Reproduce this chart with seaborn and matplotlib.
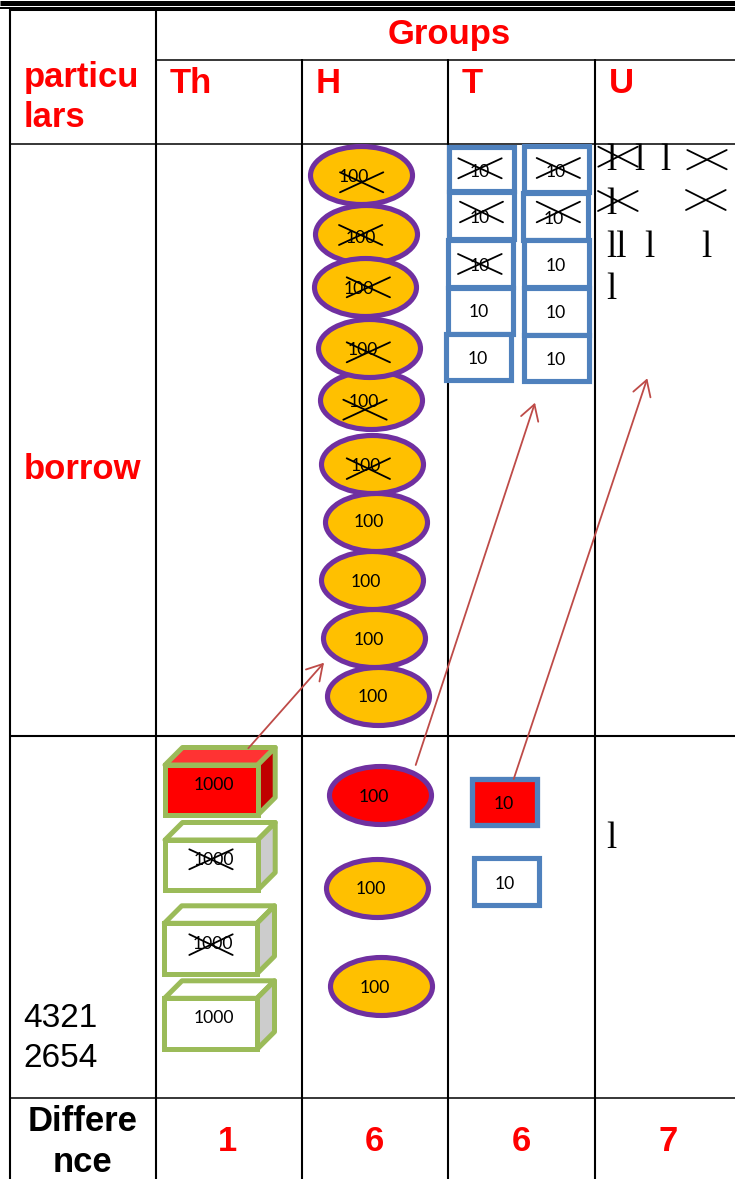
import matplotlib
matplotlib.use("Agg")
import matplotlib.pyplot as plt
import seaborn as sns
import pandas as pd
from matplotlib.path import Path
from matplotlib.patches import Rectangle, Polygon, FancyArrowPatch
from matplotlib.transforms import Affine2D

# everything is measured in reference pixels (y goes down)
RED = "#FF0000"
PURPLE = "#7030A0"
GOLD = "#FFC000"
BLUE = "#4F81BD"
GREEN = "#9BBB59"
ARROW = "#BE4B48"

# table rules
col_lines = [155.8, 302, 447.8, 595]
col_starts = [11, 59, 59, 59]
row_lines = [59.5, 143.5, 735.8, 1097.6]
row_starts = [156, 10, 10, 10]
row_widths = [1.1, 1.1, 1.5, 1.1]

# hundreds, listed in the order they stack
hundred_x = [378.3, 374, 372, 375.7, 372, 370.7, 368.7, 366, 365, 360.7]
hundred_y = [696, 638, 580, 521.8, 464.2, 400.3, 347.7, 233.8, 286.8, 174.8]
hundred_text_x = [373, 368.7, 366, 369.3, 366, 364.3, 362.7, 361, 358.7, 354]
hundred_text_y = [696, 639, 580.7, 521, 465, 400.3, 348.3, 236.7, 287.7, 176]

low_hundred_x = [377, 381]
low_hundred_y = [887.5, 986.3]
low_hundred_text_x = [371, 374.7]
low_hundred_text_y = [887.7, 987]
red_hundred_x = [380.3]
red_hundred_y = [795]
red_hundred_text = (374, 795.7)

# tens: left, right, top, bottom
ten_left = [449.3, 449, 448, 448, 446.3, 524, 523, 524, 524, 524, 474]
ten_right = [514, 513.7, 512.7, 512.7, 511, 588.7, 587.7, 588.7, 588.7, 588.7, 538.7]
ten_top = [146.5, 192, 240, 288, 334, 146.3, 193, 240.3, 288, 335.3, 858.3]
ten_bottom = [191, 238.7, 287, 333.7, 380.3, 192, 240.3, 287, 335.3, 381.3, 905]
ten_text_x = [480, 480, 479.3, 479, 477.3, 555.7, 554, 555.7, 555.7, 555.7, 504.7]
ten_text_y = [171, 216.7, 265, 310.7, 358, 171, 217.7, 265, 311.7, 359, 882.7]
red_ten = (472.5, 537.2, 778.5, 825.2)
red_ten_text = (503.3, 802.7)

# thousands
cube_left = [165, 165, 164.3, 164.5]
cube_right = [257.7, 257.7, 257, 257]
cube_top = [765, 840, 923.3, 998.3]
cube_bottom = [815, 890, 973.7, 1049.3]
cube_text_x = [214.3, 214.3, 213.3, 214.3]
cube_text_y = [784, 859, 942.3, 1016.7]
cube_front = [RED, "white", "white", "white"]
cube_roof = ["#FF3333", "white", "white", "white"]
cube_side = ["#C00000", "#CCCCCC", "#CCCCCC", "#CCCCCC"]

# crossed out marks: x0, x1, y0, y1
crosses = [
    (340, 383.3, 172.3, 192.3), (339, 382.3, 225, 245), (346.7, 390, 277.3, 297.3),
    (346.7, 390, 342.3, 362.3), (343.3, 386.7, 399.7, 419.7), (346.7, 390, 458.3, 479),
    (458.3, 501.7, 158.3, 178.3), (460, 503, 201.7, 222.3), (458, 501.7, 254, 274),
    (536.7, 580, 158, 178), (536.7, 580, 201.7, 222.3),
    (598.3, 637.7, 146.7, 166.7), (687.3, 726.7, 150, 169.3),
    (598, 637.7, 191, 211), (686, 725.7, 190, 210),
    (189.3, 232.7, 849.3, 869.3), (189.3, 232.7, 934.3, 955),
]

# units, written as the serif strokes seen in the picture
unit_x = [611.7, 639, 665, 611.7, 616.7, 649, 706.7, 611.7, 611.7]
unit_y = [158, 158, 158, 201.7, 244.7, 244.7, 244.7, 286.7, 835.7]
unit_text = ["l", "l", "l", "l", "ll", "l", "l", "l", "l"]

# borrow arrows: start and tip
arrows = [
    ((248.3, 748.3), (324, 662.7)),
    ((415.7, 765), (535, 402.7)),
    ((513.7, 779), (647.3, 378.3)),
]

# header texts: text, x, baseline, colour, anchor
left_labels = [
    ("particu", 24, 87.3, RED, "left"), ("lars", 24, 126.7, RED, "left"),
    ("borrow", 24, 479, RED, "left"), ("Groups", 387.3, 44, RED, "left"),
    ("Th", 169.3, 93, RED, "left"), ("H", 316, 93, RED, "left"),
    ("T", 462, 93, RED, "left"), ("U", 609, 93, RED, "left"),
    ("Differe", 83, 1130.7, "black", "center"), ("nce", 82.5, 1171.7, "black", "center"),
    ("1", 228, 1151, RED, "center"), ("6", 374.5, 1151, RED, "center"),
    ("6", 521, 1151, RED, "center"), ("7", 668, 1151, RED, "center"),
]
sum_labels = [("4321", 23, 1026.7), ("2654", 23, 1066.7)]

sns.set_theme(style="white")
fig = plt.figure(figsize=(7.35, 11.79), dpi=100)
ax = fig.add_axes([0, 0, 1, 1])
ax.set_xlim(0, 735)
ax.set_ylim(1179, 0)
ax.axis("off")

# double rule at the top
ax.hlines(2.5, 0, 735, color="black", lw=3.6, capstyle="butt")
ax.hlines(9, 9, 735, color="black", lw=2.9, capstyle="butt")
ax.hlines(7.7, 0, 10, color="black", lw=1.4, capstyle="butt")

for x, start in zip(col_lines, col_starts):
    ax.vlines(x, start, 1179, color="black", lw=1.5, capstyle="butt")
ax.vlines(10.5, 7, 1179, color="black", lw=1.5, capstyle="butt")
for y, start, w in zip(row_lines, row_starts, row_widths):
    ax.hlines(y, start, 735, color="black", lw=w, capstyle="butt")

# ellipse marker, 102 wide by 58 high in pixels
oval = Path.unit_circle().transformed(Affine2D().scale(1, 58 / 102))
oval_size = (102 * 0.72) ** 2


def ovals(xs, ys, fill):
    df = pd.DataFrame({"x": xs, "y": ys})
    sns.scatterplot(data=df, x="x", y="y", marker=oval, s=oval_size, color=fill,
                    edgecolor=PURPLE, linewidth=3.7, ax=ax, zorder=3, legend=False)


ovals(hundred_x, hundred_y, GOLD)
ovals(low_hundred_x, low_hundred_y, GOLD)
ovals(red_hundred_x, red_hundred_y, RED)
ax.set_xlim(0, 735)
ax.set_ylim(1179, 0)
ax.axis("off")


def small(x, y, s):
    ax.text(x, y + 6.3, s, family="Lato", fontsize=12.6, color="black",
            ha="center", va="baseline", zorder=6)


for x, y in zip(hundred_text_x, hundred_text_y):
    small(x, y, "100")
for x, y in zip(low_hundred_text_x, low_hundred_text_y):
    small(x, y, "100")
small(*red_hundred_text, "100")

for l, r, t, b in zip(ten_left, ten_right, ten_top, ten_bottom):
    ax.add_patch(Rectangle((l, t), r - l, b - t, facecolor="white", edgecolor=BLUE,
                           lw=3.7, joinstyle="miter", zorder=3))
l, r, t, b = red_ten
ax.add_patch(Rectangle((l, t), r - l, b - t, facecolor=RED, edgecolor=BLUE,
                       lw=3.8, joinstyle="miter", zorder=3))
for x, y in zip(ten_text_x, ten_text_y):
    small(x, y, "10")
small(*red_ten_text, "10")

depth = 17.5
for i in range(len(cube_left)):
    l, r, t, b = cube_left[i], cube_right[i], cube_top[i], cube_bottom[i]
    style = dict(edgecolor=GREEN, lw=3.6, zorder=3)
    ax.add_patch(Polygon([(l, t), (l + depth, t - depth), (r + depth, t - depth), (r, t)],
                         facecolor=cube_roof[i], joinstyle="round", **style))
    ax.add_patch(Polygon([(r, t), (r + depth, t - depth), (r + depth, b - depth), (r, b)],
                         facecolor=cube_side[i], joinstyle="round", **style))
    ax.add_patch(Rectangle((l, t), r - l, b - t, facecolor=cube_front[i],
                           joinstyle="miter", **style))
    small(cube_text_x[i], cube_text_y[i], "1000")

for x0, x1, y0, y1 in crosses:
    ax.plot([x0, x1], [y0, y1], color="black", lw=1.3, zorder=7)
    ax.plot([x0, x1], [y1, y0], color="black", lw=1.3, zorder=7)

for x, y, s in zip(unit_x, unit_y, unit_text):
    ax.text(x, y + 12.5, s, family="Liberation Serif", fontsize=26.5, color="black",
            ha="center", va="baseline", zorder=5)

for start, tip in arrows:
    ax.add_patch(FancyArrowPatch(start, tip, arrowstyle="->,head_length=11,head_width=6.5",
                                 mutation_scale=1, color=ARROW, lw=1.3,
                                 shrinkA=0, shrinkB=0, zorder=8))

for s, x, y, c, anchor in left_labels:
    ax.text(x, y, s, family="Liberation Sans", fontweight="bold", fontsize=24.9,
            color=c, ha=anchor, va="baseline", zorder=5)
for s, x, y in sum_labels:
    ax.text(x, y, s, family="Liberation Sans", fontsize=24, color="black",
            ha="left", va="baseline", zorder=5)

fig.savefig("out.png", dpi=100)
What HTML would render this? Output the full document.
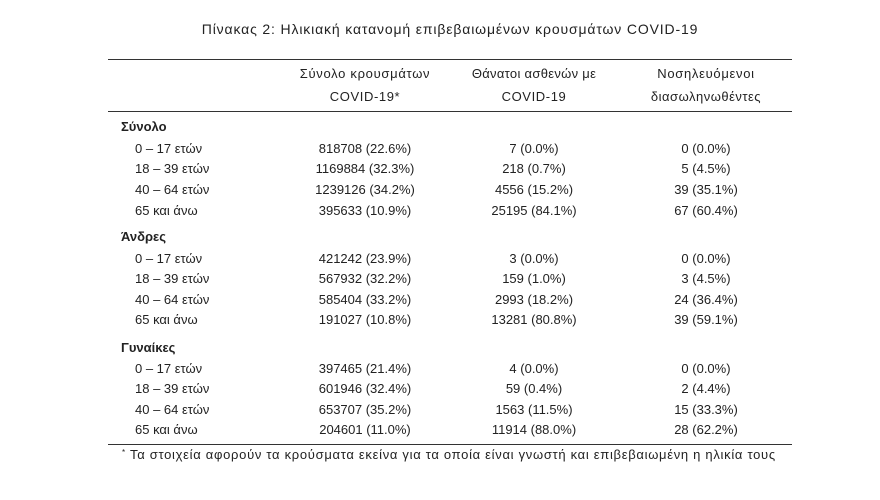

#### [WHAT YOU WILL DO]
Restate word for word every line from the top of the entries above to the line with "row_widths = [1.1, 1.1, 1.5, 1.1]", inclusive, and skip any pictures.

#### [FINAL RESULT]
Reproduce this chart with seaborn and matplotlib.
import matplotlib
matplotlib.use("Agg")
import matplotlib.pyplot as plt
import seaborn as sns
import pandas as pd
from matplotlib.path import Path
from matplotlib.patches import Rectangle, Polygon, FancyArrowPatch
from matplotlib.transforms import Affine2D

# everything is measured in reference pixels (y goes down)
RED = "#FF0000"
PURPLE = "#7030A0"
GOLD = "#FFC000"
BLUE = "#4F81BD"
GREEN = "#9BBB59"
ARROW = "#BE4B48"

# table rules
col_lines = [155.8, 302, 447.8, 595]
col_starts = [11, 59, 59, 59]
row_lines = [59.5, 143.5, 735.8, 1097.6]
row_starts = [156, 10, 10, 10]
row_widths = [1.1, 1.1, 1.5, 1.1]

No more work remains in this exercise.